Scripture consistently presents the Sabbath as a sign of the covenant: “I gave them My Sabbaths, to be a sign between Me and them, that they might know that I am the LORD who sanctifies them” (Ezekiel 20:12, 20). A sign cannot be optional without emptying it of meaning.
Jesus Himself kept the Sabbath as His practice (Luke 4:16) and declared, “The Sabbath was made for man”—not for Jews only, but for humanity—and affirmed His lordship over it (Mark 2:27–28). The apostles continued this practice well into the book of Acts (Acts 13:42–44; 17:2; 18:4).
If Romans 14 abolished the Sabbath, Paul would be contradicting not only Moses and the prophets, but Christ Himself.
Law, Grace, and Consistency
Paul never treats God’s moral law as optional opinion. In Romans 3:31 he asks, “Do we then make void the law through faith? Certainly not! On the contrary, we establish the law.” To claim that Romans 14 nullifies the Sabbath would imply that commandments written on the same tablets are equally negotiable—a position Paul explicitly rejects.

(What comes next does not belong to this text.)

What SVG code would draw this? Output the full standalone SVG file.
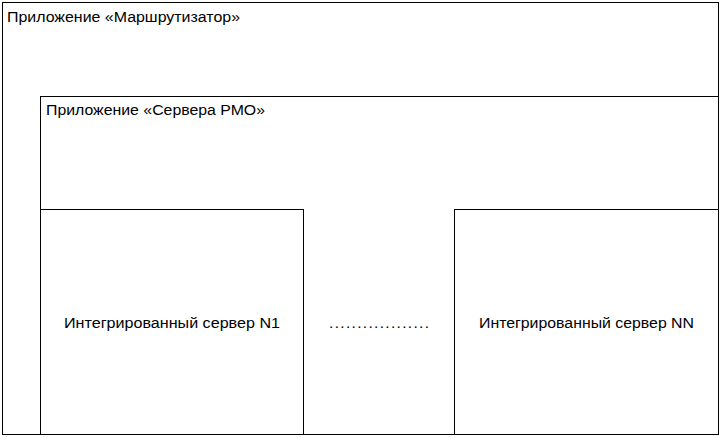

What Paul resists is 'judgmentalism', not obedience. He is urging believers not to condemn one another over voluntary practices—especially when both are sincerely seeking to honor God (Romans 14:6).
A Call to Undivided Loyalty
The prophet Elijah once confronted Israel’s attempt to blend truth with convenience: “How long will you falter between two opinions?” (1 Kings 18:21). That question still echoes. The Sabbath confronts us because it requires trust, rest, and submission to God’s authority over time itself.
Revelation describes God’s end-time people as those “who keep the commandments of God and the faith of Jesus” (Revelation 14:12). Obedience is not legalism when it flows from love (John 14:15). It is worship. It is loyalty.
Romans 14 does not give us permission to forget what God told us to remember. Instead, it calls us to humility—while the rest of Scripture calls us to faithfulness.
The question, then, is not whether the Sabbath still matters. The question is whether we will honor God’s Word above tradition, convenience, and popular theology.
The Lord of the Sabbath is still calling His people back—to rest, to remembrance, and to wholehearted worship!